La patada, con la fuerza del más potente bisturí, diseccionó las entrañas de la multiétnica Yugoslavia y la transformó para siempre. Un país entero se diluyó entre la carrera enfurecida de Boban, el golpe y su retirada del terreno, auxiliado por los hinchas del Dinamo Zagreb que evitaron que se convirtiera en un mártir. Croacia ganó un héroe, y Serbia un enemigo eterno. Finalmente, una hora después la policía logró controlar la revuelta. El resultado fue un centenar de heridos y el legado de un partido memorable en el que, paradójicamente, la pelota jamás se puso en juego.

La agresión de Boban, que se adelantó un año y monedas al inicio formal de la guerra entre Croacia y Serbia, abrió un sangriento periodo de anarquía política y conflictos civiles que arrastrarían a millones de balcánicos a la muerte.
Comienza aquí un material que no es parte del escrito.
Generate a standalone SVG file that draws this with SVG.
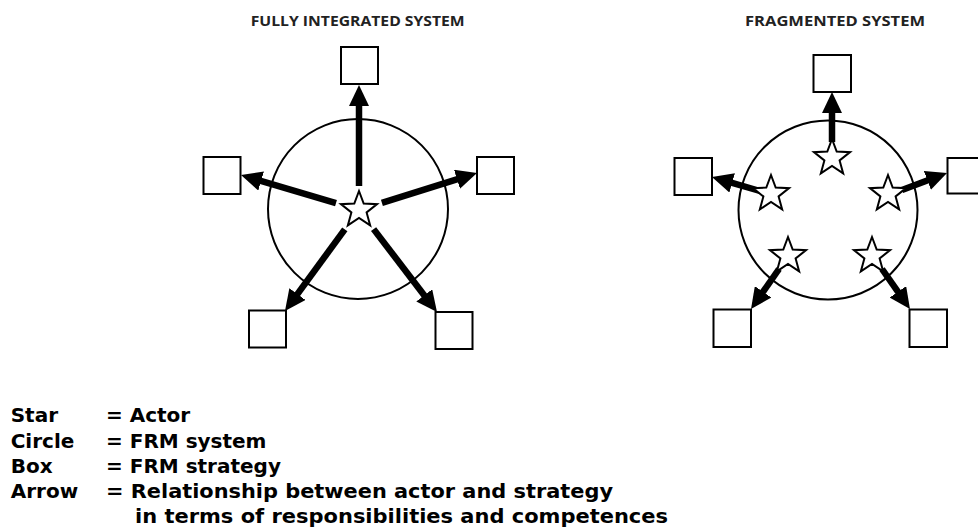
<svg xmlns="http://www.w3.org/2000/svg" width="978" height="531" viewBox="0 0 978 531">
<style>
.title{font-family:"Open Sans","Liberation Sans",sans-serif;font-weight:700;font-size:14px;fill:#222}
.legend{font-family:"DejaVu Sans","Liberation Sans",sans-serif;font-weight:700;font-size:20px;fill:#000}
.box{fill:#fff;stroke:#000;stroke-width:2}
.ring{fill:none;stroke:#000;stroke-width:2}
.star{fill:#fff;stroke:#000;stroke-width:2;stroke-linejoin:miter}
.arrow{stroke:#000;stroke-width:6.5;fill:none;marker-end:url(#head)}
</style>
<defs>
<marker id="head" viewBox="0 0 21 20" markerUnits="userSpaceOnUse" markerWidth="21" markerHeight="20" refX="9" refY="10" orient="auto">
<path d="M0,0 L21,10 L0,20 Z" fill="#000"/>
</marker>
<path id="starShape" d="M0,-19 L4.7,-6.47 L18.07,-5.87 L7.61,2.47 L11.17,15.37 L0,8 L-11.17,15.37 L-7.61,2.47 L-18.07,-5.87 L-4.7,-6.47 Z"/>
</defs>
<rect width="978" height="531" fill="#fff"/>

<text class="title" x="250.7" y="25.7" textLength="214" lengthAdjust="spacingAndGlyphs">FULLY INTEGRATED SYSTEM</text>
<text class="title" x="745" y="25.7" textLength="180" lengthAdjust="spacingAndGlyphs">FRAGMENTED SYSTEM</text>

<!-- Fully integrated system -->
<g id="integrated-circle"><circle class="ring" cx="358" cy="209" r="90"/></g>
<g id="integrated-box-top"><rect class="box" x="341" y="47" width="37" height="37"/></g>
<g id="integrated-box-left"><rect class="box" x="203.5" y="157" width="37" height="37"/></g>
<g id="integrated-box-right"><rect class="box" x="477" y="157" width="37" height="37"/></g>
<g id="integrated-box-bottom-left"><rect class="box" x="249" y="310.5" width="37" height="37"/></g>
<g id="integrated-box-bottom-right"><rect class="box" x="435.5" y="312" width="37" height="37"/></g>

<!-- Fragmented system -->
<g id="fragmented-circle"><circle class="ring" cx="828" cy="210" r="89.5"/></g>
<g id="fragmented-box-top"><rect class="box" x="813.5" y="55" width="37.5" height="37"/></g>
<g id="fragmented-box-left"><rect class="box" x="674.5" y="158" width="37.5" height="37"/></g>
<g id="fragmented-box-right"><rect class="box" x="947.5" y="158" width="37.5" height="35.5"/></g>
<g id="fragmented-box-bottom-left"><rect class="box" x="713.5" y="309.5" width="37.5" height="37.5"/></g>
<g id="fragmented-box-bottom-right"><rect class="box" x="909.5" y="309.5" width="37.5" height="37.5"/></g>

<g id="connectors">
<line class="arrow" x1="359" y1="186" x2="359" y2="97"/>
<line class="arrow" x1="336" y1="203.2" x2="252.5" y2="178.4"/>
<line class="arrow" x1="381.9" y1="202.8" x2="465.55" y2="176.59"/>
<line class="arrow" x1="344.8" y1="229.4" x2="292.09" y2="301.32"/>
<line class="arrow" x1="373.6" y1="229.1" x2="429.71" y2="302.47"/>
<line class="arrow" x1="832" y1="142" x2="832" y2="104"/>
<line class="arrow" x1="760" y1="191" x2="723.5" y2="180.4"/>
<line class="arrow" x1="902" y1="190" x2="935.8" y2="177.2"/>
<line class="arrow" x1="779" y1="269" x2="757.9" y2="299.2"/>
<line class="arrow" x1="882" y1="269" x2="903.1" y2="299.2"/>
</g>

<g id="integrated-star"><use href="#starShape" class="star" transform="translate(359,210)"/></g>
<g id="fragmented-star-top"><use href="#starShape" class="star" transform="translate(832,158)"/></g>
<g id="fragmented-star-left"><use href="#starShape" class="star" transform="translate(771,194)"/></g>
<g id="fragmented-star-right"><use href="#starShape" class="star" transform="translate(888,194)"/></g>
<g id="fragmented-star-bottom-left"><use href="#starShape" class="star" transform="translate(788,256)"/></g>
<g id="fragmented-star-bottom-right"><use href="#starShape" class="star" transform="translate(872,256)"/></g>

<g id="legend">
<text class="legend" x="10.7" y="422">Star</text>
<text class="legend" x="106" y="422">= Actor</text>
<text class="legend" x="10.7" y="447.5">Circle</text>
<text class="legend" x="106" y="447.5">= FRM system</text>
<text class="legend" x="10.7" y="473">Box</text>
<text class="legend" x="106" y="473">= FRM strategy</text>
<text class="legend" x="10.7" y="498">Arrow</text>
<text class="legend" x="106" y="498" textLength="507" lengthAdjust="spacingAndGlyphs">= Relationship between actor and strategy</text>
<text class="legend" x="135" y="523" textLength="533" lengthAdjust="spacingAndGlyphs">in terms of responsibilities and competences</text>
</g>
</svg>
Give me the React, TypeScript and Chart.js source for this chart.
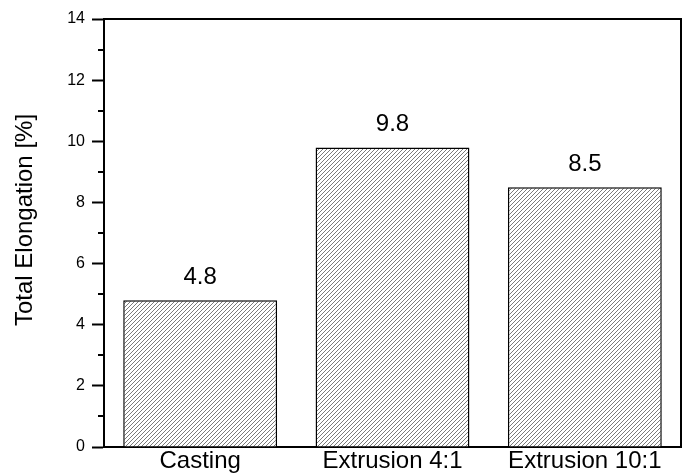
import React, { useEffect, useRef } from "react";
import { Chart, registerables } from "chart.js";

Chart.register(...registerables);

const categories = ["Casting", "Extrusion 4:1", "Extrusion 10:1"];
const elongation = [4.8, 9.8, 8.5];
const valueLabels = ["4.8", "9.8", "8.5"];
const yMinorTicks = [1, 3, 5, 7, 9, 11, 13];
const yTitle = "Total Elongation [%]";

const FONT = "'Liberation Sans', Arial, sans-serif";

export default function App() {
  const ref = useRef<HTMLCanvasElement | null>(null);

  useEffect(() => {
    const canvas = ref.current;
    if (!canvas) return;
    const ctx = canvas.getContext("2d")!;

    const pc = document.createElement("canvas");
    pc.width = 4;
    pc.height = 4;
    const p = pc.getContext("2d")!;
    p.fillStyle = "#ffffff";
    p.fillRect(0, 0, 4, 4);
    p.strokeStyle = "#7a7a7a";
    p.lineWidth = 1;
    p.beginPath();
    p.moveTo(0, 4);
    p.lineTo(4, 0);
    p.moveTo(-1, 1);
    p.lineTo(1, -1);
    p.moveTo(3, 5);
    p.lineTo(5, 3);
    p.stroke();
    const pattern = ctx.createPattern(pc, "repeat")!;

    const framePlugin = {
      id: "frame",
      afterDraw(chart: any) {
        const c = chart.ctx;
        const { left, right, top, bottom } = chart.chartArea;
        const y = chart.scales.y;
        c.save();
        c.strokeStyle = "#000";
        c.lineWidth = 2;
        c.beginPath();
        c.moveTo(left - 1, top);
        c.lineTo(right, top);
        c.lineTo(right, bottom + 1);
        c.stroke();
        c.beginPath();
        yMinorTicks.forEach((v) => {
          const py = Math.round(y.getPixelForValue(v));
          c.moveTo(left - 6, py);
          c.lineTo(left, py);
        });
        c.stroke();

        // y-axis title
        c.fillStyle = "#000";
        c.font = `24px ${FONT}`;
        c.textAlign = "center";
        c.textBaseline = "alphabetic";
        c.translate(32, 220);
        c.rotate(-Math.PI / 2);
        c.fillText(yTitle, 0, 0);
        c.restore();
      },
      afterDatasetsDraw(chart: any) {
        const c = chart.ctx;
        const meta = chart.getDatasetMeta(0);
        c.save();
        c.fillStyle = "#000";
        c.font = `24px ${FONT}`;
        c.textAlign = "center";
        c.textBaseline = "alphabetic";
        meta.data.forEach((el: any, i: number) => {
          c.fillText(valueLabels[i], el.x, el.y - 16);
        });
        c.restore();
      },
    };

    const chart = new Chart(ctx, {
      type: "bar",
      data: {
        labels: categories,
        datasets: [
          {
            data: elongation,
            backgroundColor: pattern as any,
            borderColor: "#000",
            borderWidth: 1.5,
            barPercentage: 0.8,
            categoryPercentage: 1,
          },
        ],
      },
      options: {
        responsive: false,
        animation: false,
        layout: { padding: { top: 19, right: 6, left: 0, bottom: 0 } },
        plugins: {
          legend: { display: false },
          tooltip: { enabled: false },
        },
        scales: {
          x: {
            grid: { display: false, drawTicks: false },
            border: { display: true, color: "#000", width: 2 },
            ticks: {
              color: "#000",
              font: { family: FONT, size: 24 },
              padding: 0,
              maxRotation: 0,
              autoSkip: false,
            },
            afterFit: (s: any) => {
              s.height = 26;
            },
          },
          y: {
            min: 0,
            max: 14,
            grid: {
              display: true,
              drawOnChartArea: false,
              drawTicks: true,
              tickLength: 12,
              tickColor: "#000",
              tickWidth: 2,
            },
            border: { display: true, color: "#000", width: 2 },
            ticks: {
              stepSize: 2,
              color: "#000",
              font: { family: FONT, size: 16 },
              padding: 7,
            },
            afterFit: (s: any) => {
              s.width = 104;
            },
          },
        },
      },
      plugins: [framePlugin],
    });

    return () => chart.destroy();
  }, []);

  return (
    <div style={{ position: "fixed", left: 0, top: 0, width: 687, height: 473, background: "#fff" }}>
      <canvas ref={ref} width={687} height={473} />
    </div>
  );
}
Una patada bastó para derruir los endebles acuerdos de paz celebrados entre repúblicas históricamente enemigas y sacar a la luz toda la basura que se había escondido debajo de la alfombra durante el sempiterno gobierno del Mariscal Tito.

La guerra se libró a lo largo de gran parte de la década del noventa, una época en la que el mundo decidió mirar para otro lado. Yugoslavia pagó muy cara su desobediencia política de no alinearse en ninguno de los dos lados del Telón de Acero durante la bipolaridad del corto siglo XX de Eric Hobsbawn. No fue un satélite soviético ni tampoco una nación pro-americana. Nadie tenía intereses que defender en la península, y cuando la OTAN intervino, con los bombardeos de 1999, fue para convertir en polvo las ruinas de un país que ya ni siquiera existía como tal.

Boban se transformó en un símbolo de la independencia croata, en el héroe nacional encargado de darle el golpe de gracia a una Yugoslavia oxidada. Su camiseta ondeó en las trincheras de Zagreb y fue el escudo de una república que logró su soberanía plena recién en agosto de 1995. “Ahí estaba yo, una cara pública preparada para arriesgar mi vida, mi carrera, todo lo que la fama puede comprar, todo por un ideal, por una causa: por la causa croata”, confesaría años después. En Maksimir hay una placa de bronce que recuerda aquella encendida tarde: “Para los seguidores del equipo, que comenzaron la guerra con Serbia en este estadio el 13 de mayo de 1990”.

Ese mismo día en los Balcanes se desataron todos los infiernos. Se rompieron las analogías, y el fútbol y la guerra fueron la misma cosa.